Monday 22 March 2004

Pure? Coke's Attempt to Sell Tap Water Backfires in Cancer Scare

Only capitalism could take something that is perfectly clean and pure, bottle it, contaminate it, and turn it into something that's fucking bad for you. If this is not the perfect exemplar of the mind-set of capitalists then I don't know what is.

Dasani, the tap water bottled by Coca-Cola and marketed as specially pure with a huge publicity campaign, was withdrawn from the market yesterday after impurities were found to have been introduced in the production process.

The water, which was launched two weeks ago, labeled prominently as "pure" and referred to by Coke executives as "as pure as bottled water gets", was found to have illegally high levels of bromate, a chemical which the Food Standards Agency said could lead to an increased risk of cancer.

The company said that the bromate had been formed during the production process for bottling the water at its plant in Sidcup, south-east London. Last night it was withdrawing all 500,000 bottles of Dasani - sales of which had been expected to reach £35m in its first year - which had arrived on high-street shelves.

The fiasco meant the collapse of Coke's attempt, with a £7m high-profile publicity campaign, to break into Britain's burgeoning bottled water market, which is worth more than £1bn a year and growing by 20 per cent annually.

Executives at the Coca-Cola (Great Britain) headquarters in Hammersmith, west London, were horrified by the PR catastrophe. "Obviously, we are very upset about it," said one.

Increasing health concerns over sweet fizzy drinks - last year Diet Coke sales outstripped those of traditional Coke for the first time - were behind the company's decision to branch out further from its traditional market.

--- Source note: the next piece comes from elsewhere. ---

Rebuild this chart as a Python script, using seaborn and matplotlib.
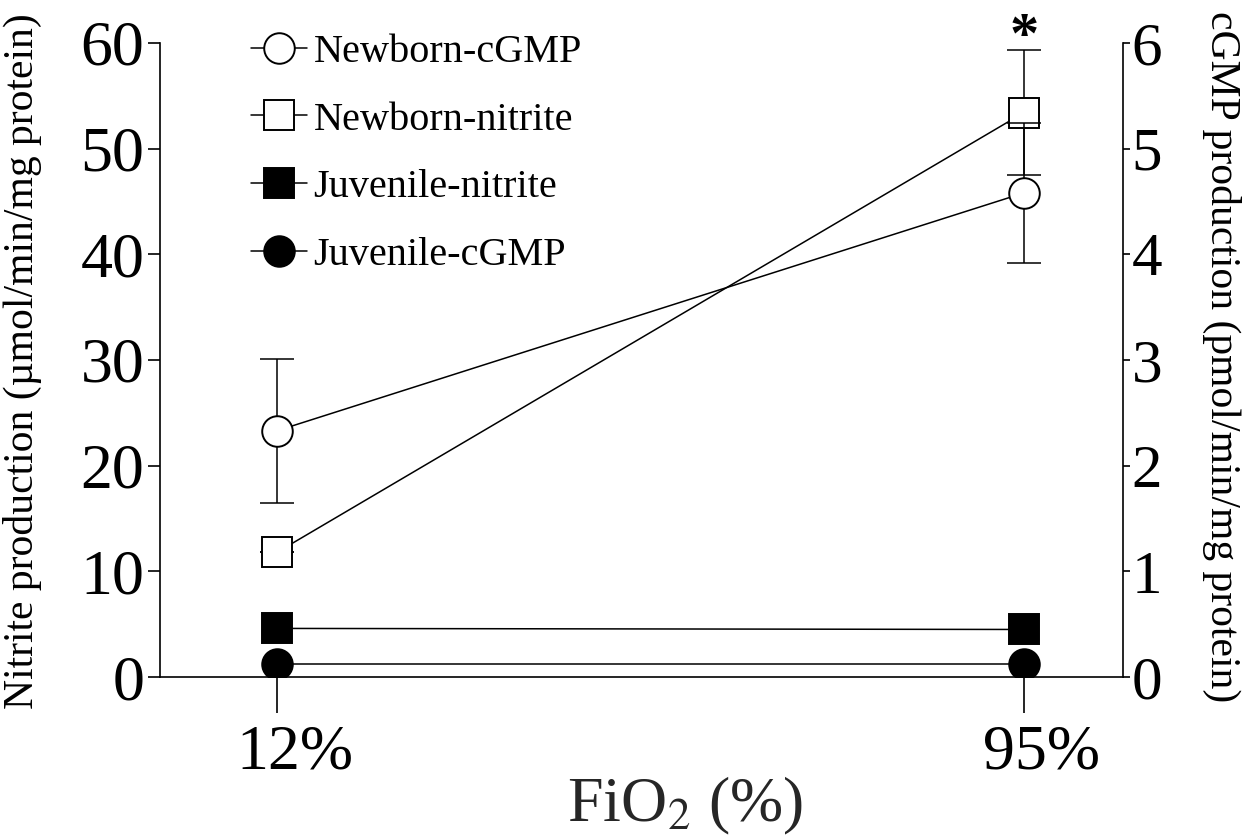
import numpy as np
import pandas as pd
import seaborn as sns
import matplotlib.pyplot as plt
import matplotlib.transforms as mtransforms
from matplotlib.lines import Line2D

# data
fio2 = ["12%", "95%"]
newborn_nitrite = [11.8, 53.4]
newborn_nitrite_err = [0.0, 5.9]
juvenile_nitrite = [4.6, 4.5]
newborn_cgmp = [2.33, 4.58]
newborn_cgmp_err = [0.68, 0.66]
juvenile_cgmp = [0.12, 0.12]

sns.set_style("ticks")
plt.rcParams['font.family'] = ['Liberation Serif', 'DejaVu Serif']
plt.rcParams['mathtext.fontset'] = 'stix'
plt.rcParams['text.color'] = 'black'
plt.rcParams['xtick.color'] = 'black'
plt.rcParams['ytick.color'] = 'black'
plt.rcParams['axes.edgecolor'] = 'black'

xpos = np.arange(len(fio2))
df = pd.DataFrame({"x": xpos,
                   "nb_no2": newborn_nitrite, "juv_no2": juvenile_nitrite,
                   "nb_cgmp": newborn_cgmp, "juv_cgmp": juvenile_cgmp})

fig = plt.figure(figsize=(12.48, 8.4), dpi=100)
ax = fig.add_axes([0.128, 0.194, 0.772, 0.755])
ax2 = ax.twinx()

lw = 1.1
ms = 22
line_kw = dict(color="black", linewidth=lw, markeredgecolor="black",
               markeredgewidth=1.4, markersize=ms)

# nitrite on left axis
ax.errorbar(xpos, newborn_nitrite, yerr=newborn_nitrite_err, fmt="none",
            ecolor="black", elinewidth=lw, capsize=12, capthick=lw, zorder=2)
sns.lineplot(data=df, x="x", y="juv_no2", ax=ax, marker="s",
             markerfacecolor="black", zorder=3, **line_kw)
sns.lineplot(data=df, x="x", y="nb_no2", ax=ax, marker="s",
             markerfacecolor="white", zorder=4, **line_kw)

# cGMP on right axis
ax2.errorbar(xpos, newborn_cgmp, yerr=newborn_cgmp_err, fmt="none",
             ecolor="black", elinewidth=lw, capsize=12, capthick=lw, zorder=2)
sns.lineplot(data=df, x="x", y="juv_cgmp", ax=ax2, marker="o",
             markerfacecolor="black", zorder=3, **line_kw)
sns.lineplot(data=df, x="x", y="nb_cgmp", ax=ax2, marker="o",
             markerfacecolor="white", zorder=4, **line_kw)

ax.set_xlim(-0.157, 1.133)
ax.set_ylim(0, 60)
ax2.set_ylim(0, 6)
ax.set_yticks(np.arange(0, 61, 10))
ax2.set_yticks(np.arange(0, 7, 1))
ax.set_xticks(xpos)
ax.set_xticklabels(fio2, fontsize=46)
ax.tick_params(axis="y", labelsize=46, length=9, width=1.2, pad=2)
ax2.tick_params(axis="y", labelsize=44, length=5, width=1.2, pad=1)
ax.tick_params(axis="x", length=26, width=1.2, pad=8)

# x tick labels sit a little right of their ticks in the original
shift = mtransforms.ScaledTranslation(18 / 100, 0, fig.dpi_scale_trans)
for lab in ax.get_xticklabels():
    lab.set_transform(lab.get_transform() + shift)

for a in (ax, ax2):
    a.set_xlabel("")
    a.set_ylabel("")
    a.spines["top"].set_visible(False)
    for s in ["left", "right", "bottom"]:
        a.spines[s].set_linewidth(1.2)
ax.spines["right"].set_visible(False)
ax2.spines["left"].set_visible(False)
ax2.spines["bottom"].set_visible(False)

ax.set_xlabel("FiO$_2$ (%)", fontsize=46)
ax.xaxis.set_label_coords(0.545, -0.155)
fig.text(0.018, 0.57, "Nitrite production (\u00b5mol/min/mg protein)",
         rotation=90, va="center", ha="center", fontsize=30)
fig.text(0.979, 0.575, "cGMP production (pmol/min/mg protein)",
         rotation=270, va="center", ha="center", fontsize=30)

ax2.text(1, 6.05, "*", ha="center", va="center", fontsize=42,
         fontweight="bold", clip_on=False)

handles = [
    Line2D([], [], marker="o", markerfacecolor="white", **line_kw),
    Line2D([], [], marker="s", markerfacecolor="white", **line_kw),
    Line2D([], [], marker="s", markerfacecolor="black", **line_kw),
    Line2D([], [], marker="o", markerfacecolor="black", **line_kw),
]
labels = ["Newborn-cGMP", "Newborn-nitrite", "Juvenile-nitrite", "Juvenile-cGMP"]
ax2.legend(handles, labels, loc="upper left", bbox_to_anchor=(0.078, 1.04),
           frameon=False, fontsize=29, handlelength=1.4, handletextpad=0.15,
           labelspacing=0.76, borderaxespad=0)

fig.savefig("out.png", dpi=100)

Targeted mainly at young people, Dasani was said to undergo a complex purification process and then have carefully selected minerals added to it.

The brand hit trouble straight away when it emerged that the source for Dasani was the Thames Water mains supply to Coke's plant in Sidcup, which has passed more than 99.9 per cent of quality checks, making it already one of the purest drinking waters in the world.

While half a liter of Thames tap water costs 0.03p, half a liter of it bottled as Dasani was costing 95p, a mark-up of more than 3,000 times, or a profit of more than 300,000 per cent.